Goal: Use an Arduino to read the current oil pressure and battery voltage and display it on two 3-digit 7-segment LED displays.
For the final project of a digital electronics class offered through the UFV physics department, I chose to take what I had learned and apply it to the creation of digital versions of two auxiliary gauges in the centre console of my car. I chose to do this with the Arduino platform, which was not taught in class, but I found it easy to pick up based on the topics I had learned.
The project went through several revisions. The version I completed for the class consisted of two separate display PCBs with 7-segment displays -- one for each digital gauge -- with the rest of the the electronics being an Arduino Uno and a breadboard with some voltage dividers. The "final" version (if I don't revisit the project later) had all of the electronics on one PCB, abandoning the Arduino hardware for a standalone ATmega 328 microcontroller. This final version also included provisions for a 16x2 character OLED display. The reason for this is because I was interested in the MPGuino at the time and wanted to see if I could integrate it into my gauges.
I encountered a few specific challenges when coming up with my design. The first being how to read in the analog signals that the stock gauges used. The next major problem was how to interface with the LED displays given the lack of pins on a ATMega328 microcontroller. I explored the use of shift registers, but in the end I found it easier to give each display its own ATTiny 4313 microcontroller, which was programed with code that would receive commands and values over I2C and then set the appropriate pins high or low to drive the display. Not only did this solve the lack of pins issue, but it freed up the main microcontroller from having the handling the display-related processing.
Based on the service manual, the Fiero's oil pressure sender gives a variable resistance to ground, where 90 ohms corresponds to the maximum value on the gauge (80 PSI/550 kPa). It isn't explicitly stated in the manual, but from experiementation I found that a 0 ohm signal (short to ground) corresponds to 0 PSI on the gauge.
One way that the Arduino can read this resistance value is by creating a voltage divider and reading in the value as an analog voltage with one of its analog input pins. Using 5V as the input voltage, 330 ohms as the first resistor in the divider, and the 0-90 ohm sender as the second resistor gives 0 volts when the gauge is at 0 PSI, and 1.071 volts at 80 PSI.
The Arduino's ADCs are 10 bits, meaning that if the ADC input voltage is equal to the voltage powering the Arduino (usually 5V), you get an integer value of 1023. Therefore, you can tell whether you've reached full-scale on the gauge if the value you get is greater than 219. Assuming the sender gives a linear response, it's trivial to figure out the rest of the scale -- an integer value of 110 would be 1/2, 55 would be 1/4, and so on.
The Arduino's ADC only accepts up to about 5 volts. The car's battery voltage is at about 14 volts when being charged by the alternator, and the stock analog gauge goes all the way up to 18 volts and as low as 8 volts. The solution, once again, is to use a voltage divider so that the a ratio of the voltage is read by one of the Arduino's analog pins. Using resistor values of 4.7k and 1k, gives 3.16 volts out with an 18 volt input and 1.40 volts out with 8 volts in.

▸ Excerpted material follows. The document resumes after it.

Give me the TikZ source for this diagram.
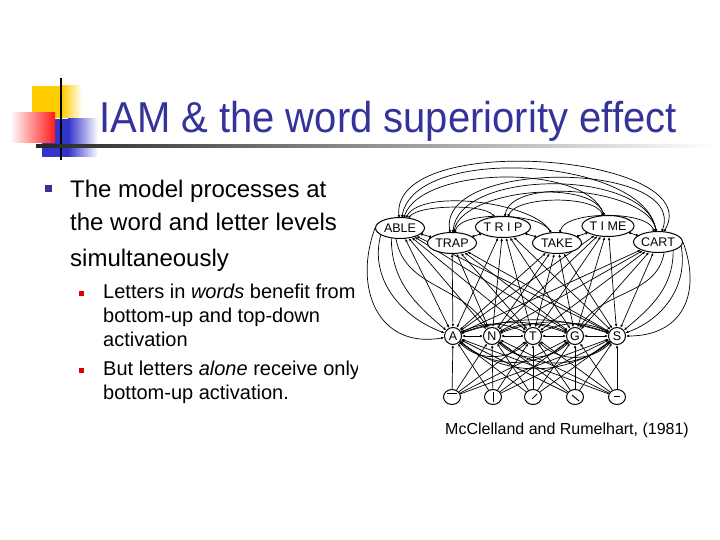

The Arduino's ADC makes comparison's to the Vin supply voltage. Usually this is 5 volts, and if it were exactly 5 volts, then you could take an
analogRead() result of 1023 to be 5 volts. However, this is rarely the case. Therefore, if you want to know the absolute voltage of an analog input, you must first determine what the Vin voltage is.
Fortunately, this is already a problem for which a solution exists and is easy to implement because it's just code that you can include into your Arduino sketch. The project is called Secret Voltmeter.
I wanted to create a digital display which looked like something that may have come from the factory. This meant using a 7-segment LED display, which happens to be quite appropriate for the automotive environment with its wide operating temperature. The exact display I ended up using is the LTC-4624JR, which is a multiplexed 3 digit 7-segment LED display. The multiplexed digits means that each digit is turned on individually for a moment with the correct segments enabled before being switched off again and the next digit being lit up. This works due to persistence of vision, but if you were to record a video of the display you would see it flickering. This also means that the Arduino ends up spending a lot of its time just keeping the displays working as normal. The bottleneck of the Arduino's
digitalWrite() functions became quite apparent, and so I ended using direct port manipulation which let me toggle the segments significantly quicker. I also decided to learn about I2C and give each display its own microcontroller -- an ATtiny 4313. This meant that the main microcontroller was free to do more computation.
This is an early version with the displays being separate.
This is the "final" version, with a single PCB from OSH Park. It mounts into the same frame that the original analog gauges used, which locates it in the auxiliary cluster.